Trick-or-treat Your Kids to Some Fairy Tales this Halloween

2 min read

Halloween is right around the corner!

By Anjali Shastry

Halloween is right around the corner! Children dressed up as princesses and princes, witches and skeletons or a favorite super-hero will go about their neighborhoods trick-or-treating. But that is just part of what makes Halloween so memorable and meaningful for children.

Halloween started out as the festival of Samhain, a time at the end of summer when the Celts believed that spirits on the other side of the veil would roam the Earth. In order to scare the ghosts away, they would hold a big party. This tradition eventually became known as All Hallow’s Eve, or Halloween.

If spirits roaming about sounds spooky to you, that’s because it is. And it’s meant to be.

For children, Halloween is a real-life extension of the world created by fairy tales: a magical, mysterious and somewhat ambiguous space and time filled with monsters and spirits, and also the heroes that defeat them.

Fairy tales are part of the oral tradition of storytelling. Some contain morals: don’t talk to strangers; listen to your parents; don’t eat someone else’s house, no matter how many gumdrops are on it.

Others are indeed frightening. There’s the impish trickster who will spin straw into gold for you — if only you’ll give him your firstborn. The girl who goes to visit her grandmother and finds instead a wolf dressed in the old lady’s clothes. Poisoned apples — enough said.

These tales can be found everywhere — from the Brothers Grimm and Hans Christian Andersen, to India’s Panchatantra stories and the oral folklorico traditions in Mexico — to the friendlier versions we see today in pop culture.

According to the British Library, fairy tales are a sort of bildungsroman for young’uns, “formation” or “self-education” stories about young protagonists who learn through a series of challenges. Through their hero proxies, children learn to cope with rage, sadness, grief, discomfort, pain, and other negativity.
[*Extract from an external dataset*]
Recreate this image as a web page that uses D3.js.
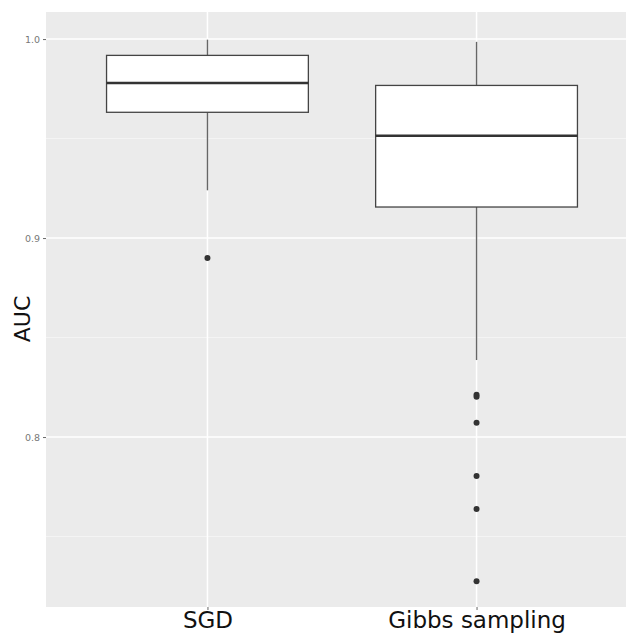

In his landmark 1976 book The Uses of Enchantment, child psychologist and fairy tale expert Bruno Bettelheim wrote that fairy tales help children visualize and ultimately mitigate their innermost anxieties. “The child must somehow distance himself from the content of his unconsciousness and see it as something external to him [if he is] to gain any sort of mastery over it,” he wrote.

Essentially, fairy tales allow us to trifle with disaster from a safe distance.

These stories also serve as a jumping-off point for discussion. How would you handle being lost in the woods? What would you do if someone offered you a poisoned apple? Should you kiss a sleeping princess in a tall tower?

It isn’t just old fairy tales that have survived; new ones are always emerging.

A modern giant of fairy tales, Maurice Sendak, frightens children with Where The Wild Things Are. He believed children are complicated beings who experience profound emotional turmoil, and he addressed that dark side.

“From their earliest years children live on familiar terms with disrupting emotions, fear and anxiety are an intrinsic part of their everyday lives, they continually cope with frustrations as best they can,” Sendak said. “And it is through fantasy that children achieve catharsis. It is the best means they have for taming Wild Things.”

Ultimately, fairy tales enthrall the imagination, and that is what engages children as they grow, learn, explore, create, and express their thoughts and feelings.

So this Halloween, take your kids on the adventure of a lifetime. Read them a fairy tale thoughtfully chosen to be appropriate for your child!

As writer G.K. Chesterton put it: “Fairy tales do not tell children the dragons exist. Children already know that dragons exist. Fairy tales tell children the dragons can be killed.”